I've read and reviewed several of the "Head First" series of books on programming languages and software design, so I thought I would give this one a try too. Unlike so many books on software development, this one doesn't start with a terse and rather useless overview chapter. Instead it clearly tells you who this book is for: Those who have a background in programming, specifically Java, who want to learn techniques for building and delivering software. First the book explains the Head First concept in learning - using puzzles, cartoons, graphics, and anything else that should stick in your head to explain the usually dry topic of software engineering.
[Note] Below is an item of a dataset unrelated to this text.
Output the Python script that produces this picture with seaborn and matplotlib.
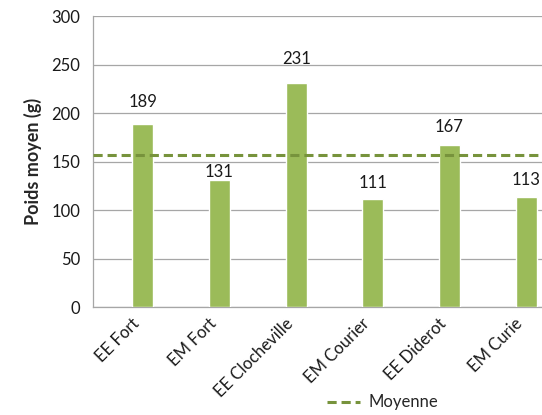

The first three chapters - "Great Software Development", "Gathering Requirements", and "Project Planning" - talk about how software development usually goes wrong and talks about some of the methods for organizing your efforts. Chapter 4 puts some of these ideas in motion when the book analyzes the development of a mythical application, iSwoon. The book has the application get into serious trouble and then shows you the way out of the abyss using good software design methodology. Next, the book has you adding features to "BeatBox Pro", which is an application from the "Head First Java" book. This is where your ability to understand Java code comes into play. The book also discusses the use and usefulness of the Ant build tool for Java projects. However, this is a book on how to approach the design of the software, not how to perform the detailed coding, so having somewhat rusty Java skills should be acceptable. Throughout the book are puzzles, Q&A sessions, and "There are no dumb question" sessions that really drive home the points being made. The following is the table of contents for the book:
1. Great Software Development
2. Gathering Requirements
3. Project Planning
4. User Stories and Tasks
5. Good-enough Design
6. Version Control
6.5 Building Your Code
7. Testing and Continuous Integration
8. Test-Driven Development
9. Ending an Iteration
10. The Next Iteration
11. Bugs
12. The Real World
Appendix A. Leftovers
Section A.1. #1. UML class diagrams
Section A.2. #2. Sequence diagrams
Section A.3. #3. User stories and use cases
Section A.4. #4. System tests vs. unit tests
Section A.5. #5. Refactoring
Appendix B. techniques and principles
Section B.1. Development Techniques
Section B.2. Development Principles
In summary I would highly recommend this book for someone looking for an approachable guide to software development. It will probably also help students enrolled in a course in software engineering since it makes clear and accessible a subject that usually gets bogged down in dry academic prose in the textbooks usually assigned for such classes.